The reasons stated by the AO to initiate reopening of assessment was that the assessee had received money from South Asia Entertainment Holdings Ltd in the name of share subscription along with share premium of Rs.203.98 Cr. According to the AO, since the chairman and founder of the Sun Group, Mr Kalanithi Maran and his wife, Mrs.Kaveri Kalanithi Maran were allotted shares only at Rs.10 per share without any premium, the share premium invested by M/s.South Asia Entertainment Holding Ltd was clearly excess value received and had to be treated as income of the Assessee and the same should be brought to tax. It was also contended that such high value of share premium was not a genuine transaction details of which was not fully disclosed by the assessee and therefore, such transaction was required to be assessed to tax u/s 68.

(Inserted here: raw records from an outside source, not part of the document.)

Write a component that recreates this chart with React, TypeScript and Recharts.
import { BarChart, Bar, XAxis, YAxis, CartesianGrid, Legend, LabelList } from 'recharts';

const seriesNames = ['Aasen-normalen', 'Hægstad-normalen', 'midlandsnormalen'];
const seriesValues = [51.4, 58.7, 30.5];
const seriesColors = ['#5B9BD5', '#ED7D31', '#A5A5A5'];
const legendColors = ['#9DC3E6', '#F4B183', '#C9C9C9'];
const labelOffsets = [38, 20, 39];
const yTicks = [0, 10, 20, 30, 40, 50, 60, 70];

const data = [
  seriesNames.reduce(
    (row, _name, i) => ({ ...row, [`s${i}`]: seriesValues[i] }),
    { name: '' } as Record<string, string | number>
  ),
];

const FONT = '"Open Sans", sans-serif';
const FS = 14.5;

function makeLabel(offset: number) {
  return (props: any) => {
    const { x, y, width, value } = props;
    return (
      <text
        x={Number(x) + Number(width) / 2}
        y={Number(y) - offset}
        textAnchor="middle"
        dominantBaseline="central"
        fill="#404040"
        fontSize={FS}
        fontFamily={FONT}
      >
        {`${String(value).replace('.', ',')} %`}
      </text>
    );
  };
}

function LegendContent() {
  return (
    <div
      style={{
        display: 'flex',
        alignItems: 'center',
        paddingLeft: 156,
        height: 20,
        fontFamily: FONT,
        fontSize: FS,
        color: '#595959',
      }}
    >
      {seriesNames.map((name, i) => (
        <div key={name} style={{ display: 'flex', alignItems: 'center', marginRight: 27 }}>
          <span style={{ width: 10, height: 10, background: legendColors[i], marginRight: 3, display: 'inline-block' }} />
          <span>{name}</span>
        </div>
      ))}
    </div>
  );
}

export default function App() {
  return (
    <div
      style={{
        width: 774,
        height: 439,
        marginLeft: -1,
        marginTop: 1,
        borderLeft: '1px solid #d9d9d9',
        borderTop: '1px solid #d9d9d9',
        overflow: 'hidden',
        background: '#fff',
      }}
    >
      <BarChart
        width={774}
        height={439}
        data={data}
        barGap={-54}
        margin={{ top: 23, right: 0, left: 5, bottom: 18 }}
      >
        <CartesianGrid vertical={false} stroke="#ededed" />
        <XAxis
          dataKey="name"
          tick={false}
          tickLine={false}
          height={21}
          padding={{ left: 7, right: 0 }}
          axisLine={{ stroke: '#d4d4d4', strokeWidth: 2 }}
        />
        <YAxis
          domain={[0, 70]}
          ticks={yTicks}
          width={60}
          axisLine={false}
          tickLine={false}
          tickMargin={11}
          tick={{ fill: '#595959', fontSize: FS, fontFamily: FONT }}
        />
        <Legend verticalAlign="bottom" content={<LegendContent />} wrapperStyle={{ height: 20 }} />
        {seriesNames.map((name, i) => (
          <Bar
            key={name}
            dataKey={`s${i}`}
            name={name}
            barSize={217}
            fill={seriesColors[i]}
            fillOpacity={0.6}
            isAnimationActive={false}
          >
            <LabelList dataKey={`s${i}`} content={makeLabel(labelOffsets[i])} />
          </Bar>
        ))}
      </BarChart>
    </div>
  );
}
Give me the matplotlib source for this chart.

However, the contention of the assessee was that the AO had not disclosed the details from where share premium details were derived from. Therefore, according to the assessee, such non-disclosure of the source would clearly establish the fact that, such details were readily available in the financials and formed part of records during the course of original assessment and there were no new materials which came to the possession of the AO after completing and accepting the assessment. According to the assessee, the reason for reopening of the assessment was nothing but mere 'change of opinion' without any new material factors.

The High Court held that,

++ the issuance of the notice under Section 148 of the Act is nothing but initiation of the proceedings for reopening of the assessment already finalised. Undoubtedly, such reopenings are to be done cautiously and the reasons for reopening is also mandatory. In the absence of any substantial reason, the Assessing Officer cannot reopen the assessment which was closed long back. Mere issuance of notice cannot be construed as a final order. Initiation of the proceedings are to be construed as informations to the Assessee and can never be concluded as a final proceedings. Thus, the issuance of notice is an information provided to the Assessee, enabling him to avail of all further opportunities contemplated under the Statutes. Thus, the Court cannot come to the conclusion that non quoting of the reasons formed by the Assessing Officer in the notice will vitiate the entire proceedings. If such a proposition is adopted, then it would be certainly difficult for the Executives to reopen the cases as per the provisions of the Act. The procedures are contemplated under the Act, enabling the Assessee to avail the opportunity and defend their case in accordance with law;

++ the purpose of the Income Tax Act, more specifically, Sections 147 and 148 of the Act, is to ensure that the Assessees, who have suppressed the fact at the time of filing of their income tax returns or if the Department is in possession of certain new materials in respect of the assessment of a particular year, then the Assessee must be informed about the decision to reopen the assessment and after such information is provided, the procedures must be followed for the purpose of concluding the reassessment. In the present cases on hand, the proceedings have not reached its finality. It is only an initiation of proceedings under Sections 147 and 148 of the Act. The very initiation cannot be interfered with by the Courts in a routine manner. Judicial review against such initiations under the provisions of the Act, is certainly limited. The Court cannot intervene on such initiations in a routine manner in the absence of any valid and acceptable legal grounds. Thus, the exercise of judicial review in such matters regarding the initiation of the proceedings are to be exercised cautiously;

++ the assessee has to exhaust the remedy provided under the Act, this Court cannot entertain the writ petition, when there is a remedy available to the aggrieved person under the Statute. The High Court cannot usurp the power of the Appellate Authorities in respect of the adjudication of the merits and the demerits of the matter. The High Court cannot appreciate the mixed question of law and facts, at the initial stage, when a notice under Section 148 of the Income Tax Act, 1961 was issued to the Assessee for reopening the assessment. Such complex facts and circumstances are to be adjudicated by producing documents and by adducing evidences by the parties concerned. Such an exercise can never be done by the High Courts under Article 226 of the Constitution of India. Thus, entertaining a writ petition at the notice stage, must be sparingly and cautiously done. The High Courts must be restrained from entertaining such writ petitions when the very notice itself is under challenge.